EU considers admitting 20,000 migrants

The European Union proposed on Wednesday taking in 20,000 refugees over two years and distributing them across Europe but giving Britain, Ireland and Denmark the option not to accept any.
4 min read
More than 170,000 illegal border crossings were recorded through the Mediterranean last year [AFP]

The EU Commission, the executuive arm of the European Union pressed ahead Wednesday with a controversial proposal to introduce refugee quotas to ease pressure on countries with high migrant influx, despite strong opposition to the scheme.

The EU Commission sees the quota plan as key to forcing the EU countries to show solidarity with frontline partners like Italy, Greece and Malta.

Only five countries handled almost two-thirds of EU asylum applications last year.

Under special agreements, Britain, Ireland and Denmark would not be obliged to take part in the scheme. 

Some countries, including Hungary, Slovakia and Estonia, have already rejected the quota plan, meaning the scheme is unlikely to pass. It would see maximum refugee levels set for each country based on population, GDP and employment levels.

British interior minister Theresa May said her country would take no part as it would only encourage more people to make the dangerous sea crossing and risk their lives. 

"We cannot do anything which encourages more people to make these perilous journeys — or which makes it easier for the gangs responsible for their misery. That is why the UK  will not participate in a mandatory system of resettlement or relocation," May wrote in The Times newspaper. 

But Commission Vice President Frans Timmermans said that "what will make the situation worse is doing nothing," and he expressed hope that the British government would carefully study the migration agenda for tackling the problem the Commission unveiled Wednesday.

"If we do adopt these measures comprehensively," he told reporters, "I wonder how anyone can maintain that this would make the situation worse." 

Italy's interior minister, Angelino Alfano, welcomed the quota scheme. 

"The Dublin 'wall' could fall if we reach approval of obligatory quotas for migrants that each country must take in," he said on state-run RAI radio, referring to the EU's so-called Dublin system of laws that notably dictate that asylum-seekers must be processed in the country where they first land. 

Officials from Malta also support the plan, which would evolve from a "temporary distribution mechanism" that the EU will propose within two weeks as an emergency step to share out refugees wherever there is a mass influx. 

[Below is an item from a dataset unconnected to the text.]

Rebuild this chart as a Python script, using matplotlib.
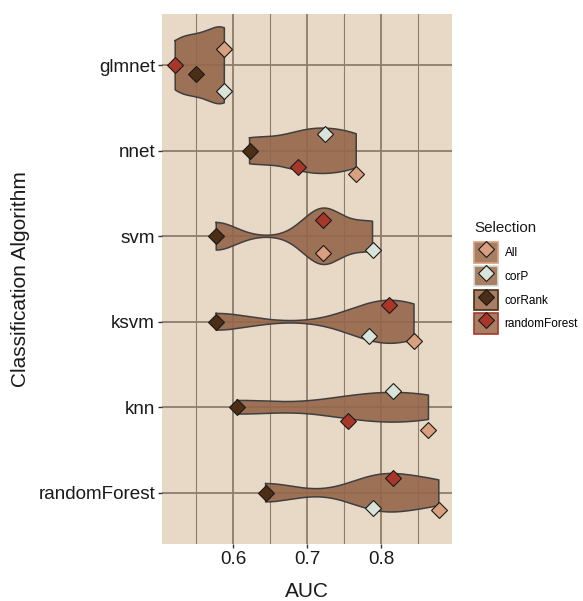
import numpy as np
import matplotlib
matplotlib.use('Agg')
import matplotlib.pyplot as plt
from matplotlib.patches import Rectangle
from matplotlib.lines import Line2D
from matplotlib.ticker import MultipleLocator

plt.rcParams['font.family'] = ['Liberation Sans', 'DejaVu Sans']

# Data
algorithms = ['glmnet', 'nnet', 'svm', 'ksvm', 'knn', 'randomForest']
selections = ['All', 'corP', 'corRank', 'randomForest']
auc = {
    'All':          [0.588, 0.766, 0.721, 0.844, 0.8635, 0.8775],
    'corP':         [0.588, 0.724, 0.788, 0.783, 0.816, 0.788],
    'corRank':      [0.5496, 0.622, 0.577, 0.577, 0.605, 0.6437],
    'randomForest': [0.5216, 0.688, 0.721, 0.810, 0.755, 0.816],
}
# vertical jitter of the points (in category units)
jitter = {
    'All':          [-0.196, 0.27, 0.20, 0.226, 0.265, 0.20],
    'corP':         [0.30, -0.195, 0.156, 0.164, -0.19, 0.18],
    'corRank':      [0.105, 0.0, 0.0, 0.0, 0.0, 0.0],
    'randomForest': [0.0, 0.19, -0.195, -0.20, 0.156, -0.176],
}
colors = {'All': '#D9A07F', 'corP': '#D9E3DA',
          'corRank': '#4B2E14', 'randomForest': '#A8372A'}


# Gaussian KDE with R's nrd0 bandwidth, trimmed to data range
def kde_trim(d, n=512):
    d = np.asarray(d)
    sd = d.std(ddof=1)
    q1, q3 = np.percentile(d, [25, 75])
    lo = min(sd, (q3 - q1) / 1.34)
    bw = 0.9 * lo * len(d) ** -0.2
    x = np.linspace(d.min(), d.max(), n)
    dens = np.exp(-0.5 * ((x[:, None] - d[None, :]) / bw) ** 2).sum(1)
    dens /= len(d) * bw * np.sqrt(2 * np.pi)
    return x, dens


fig = plt.figure(figsize=(5.83, 6.01), dpi=100)
ax = fig.add_axes([0.2779, 0.0948, 0.4974, 0.8819])
ax.set_facecolor('#E8D9C6')

# violins (scale = area: common max density)
dens_all = []
for i, a in enumerate(algorithms):
    vals = [auc[s][i] for s in selections]
    dens_all.append(kde_trim(vals))
dmax = max(d.max() for _, d in dens_all)
for i, (x, d) in enumerate(dens_all):
    w = 0.45 * d / dmax
    ax.fill_between(x, i - w, i + w, facecolor='#94664A', alpha=0.9,
                    edgecolor='none', zorder=3)
    xs = np.concatenate([x, x[::-1], x[:1]])
    ys = np.concatenate([i - w, (i + w)[::-1], [i - w[0]]])
    ax.plot(xs, ys, color='#3F3F3F', lw=1.1, zorder=4)

# points
ypos = np.arange(len(algorithms))
for s in selections:
    ax.plot(auc[s], ypos + np.array(jitter[s]), ls='none', marker='D',
            ms=8.0, mfc=colors[s], mec='#1A1A1A', mew=0.8, zorder=5)

ax.set_xlim(0.5038, 0.8953)
ax.set_ylim(5.6, -0.6)
ax.xaxis.set_minor_locator(MultipleLocator(0.05))
ax.set_xticks([0.6, 0.7, 0.8])
ax.set_xticklabels(['0.6', '0.7', '0.8'])
ax.set_yticks(ypos)
ax.set_yticklabels(algorithms)
ax.grid(which='major', color='#8C7D6C', lw=1.3, zorder=1)
ax.grid(which='minor', axis='x', color='#8C7D6C', lw=0.8, zorder=1)
ax.set_axisbelow(True)
for sp in ax.spines.values():
    sp.set_visible(False)
ax.tick_params(which='major', length=3, width=1, color='#333333',
               labelsize=13.6, labelcolor='#1A1A1A', pad=2)
ax.tick_params(which='minor', length=0)
ax.set_xlabel('AUC', fontsize=15, labelpad=10, color='#1A1A1A')
ax.set_ylabel('Classification Algorithm', fontsize=15, labelpad=6,
              color='#1A1A1A')

# legend
handles = []
for s in selections:
    key = Rectangle((0, 0), 1, 1, facecolor='#A87F63', edgecolor=colors[s],
                    lw=1.2)
    pt = Line2D([], [], ls='none', marker='D', ms=8.0, mfc=colors[s],
                mec='#1A1A1A', mew=0.8)
    handles.append((key, pt))
fig.text(0.813, 0.6206, 'Selection', fontsize=10.9, color='#1A1A1A',
         ha='left', va='center')
leg = fig.legend(handles, selections, loc='upper left',
                 bbox_to_anchor=(0.813, 0.597), frameon=False, fontsize=8.5,
                 handlelength=2.0, handleheight=2.3, labelspacing=0.27,
                 handletextpad=0.6, borderpad=0, borderaxespad=0)

fig.savefig('out.png', dpi=100)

Germany has taken the most refugees in Europe from Syria, and Berlin expressed regret that some EU nations are opposed to the quota scheme. 

Meanwhile, Turkey's President Recep Tayyip Erdogan has called on Europe to take in more migrants and refugees from Syria and Iraq, saying his own country has borne the brunt of the refugee crisis and has been sheltering some 2 million people.

A Mediterranean mass grave 

More than 170,000 illegal border crossings were recorded through the Mediterranean last year, mostly Syrians and Eritreans leaving via Libya, whose collapse has allowed criminal gangs and terrorists to flourish.

Around 1,700 migrants are feared to have died in recent weeks even before the high season for sea migration begins in June.

 
More than 5,000 migrants, many escaping civil war in Syria, have died over the past 18 months.

Until now, EU states have admitted refugees on a voluntary basis under the principle that their asylum requests are processed in the country where they land, not the country they are trying to get to.

The EU statistics agency Eurostat said Tuesday that EU member states granted protection to more than 185,000 asylum seekers last year, an increase of nearly 50 percent over 2013. The figure includes those given refugee status.

The draft of the blueprint on Wednesday left blank the refugee quota numbers, a sign that the college of 28 commissioners had still to decide on them.

Nor did the proposals suggest they would be mandatory, at least until after 2016.

The military angle has also run into difficulties, with EU’s High Representative, Federica Mogherini, winning little support during an appeal to the UN Security Council on Monday for its backing for the use of European military force against smugglers in Libyan territorial waters.

The plan targets not only the traffickers but also triples funding for EU search and rescue missions and calls for admitting more migrants. 

The final plan is supposed to be put before EU leaders at their June 25-26 summit but immigration is such a sensitive political issue for many member states that agreement could prove elusive, especially when it comes to sharing the burden.

The UN High Commissioner for Refugees has urged the EU to admit annually a total of 20,000 Syrians who have taken refuge in neighbouring countries.

But one European source said no figure has so far been offered to the Commissioners.